Room temperature ionic liquids have attracted a great deal of interest in recent years due to their remarkable physicochemical properties, including high thermal stability, wide electrochemical window and low vapor pressure.

"We used a device called a quartz crystal microbalance to measure very tiny mass changes in thin films at the surface of the battery material during charging and discharging," said Buttry. "One of the key features of successful lithium battery materials is that they develop thin films that protect the surface of the battery electrodes, which prolongs the life of the battery. This study documents the development of just such a film in a new type of battery formulation that has many more attractive features than existing commercial lithium batteries."
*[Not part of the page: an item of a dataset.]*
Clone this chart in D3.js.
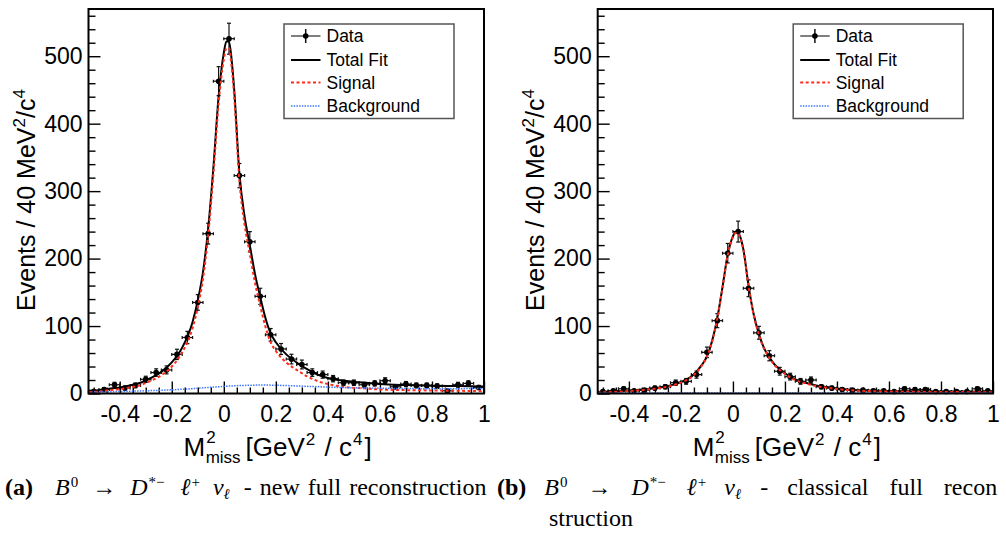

Buttry added: "The hope is that this new formulation will find its way into commercial use."

The work is part of a larger effort in Buttry's lab that has included funding from the Advanced Research Projects Agency - Energy (ARPA-E) and now from the Army Research Office.

"These were not trivial measurements to make because composite films (meaning a film of the active material in a polymer matrix) are often difficult to use with a quartz crystal microbalance," said Watkins. "Most, if not all, quartz crystal microbalance studies of this sort use very thin films of the active material alone, which means specialty deposition methods must be used. What was cool here is that we were able to make the measurement on a more practical film, something you might realistically see in a commercial battery."

This work provides new science related to the interfacial stability of silicon-based materials while bringing positive exposure to ionic liquid electrochemistry.

By combining a high-performance silicon electrode architecture with a room temperature ionic liquid electrolyte containing the new bis-fluorosulfonylamide anion, the researchers demonstrate a highly energy-dense lithium-ion cell with an impressively long cycling life, maintaining over 75 percent capacity over 500 charge/discharge cycles with almost perfect current efficiency (no wasted electrons).

"This study brings home the fact that energy storage technology still has a lot of room to run, with new technological changes coming at a fast pace," says Buttry. "This is important when considering areas where storage is important, such as grid storage and electric vehicles."

According to Watkins, there are a multitude of reasons why modern society demands more energy dense batteries.

"For some time, silicon anodes have been proposed as replacements for the carbon based anodes found in current state-of-the-art devices as they could potentially give energy densities almost 10 times that of modern anodes," Watkins said. "This exciting collaboration could bring us one step closer to realizing more energy dense batteries with silicon anodes."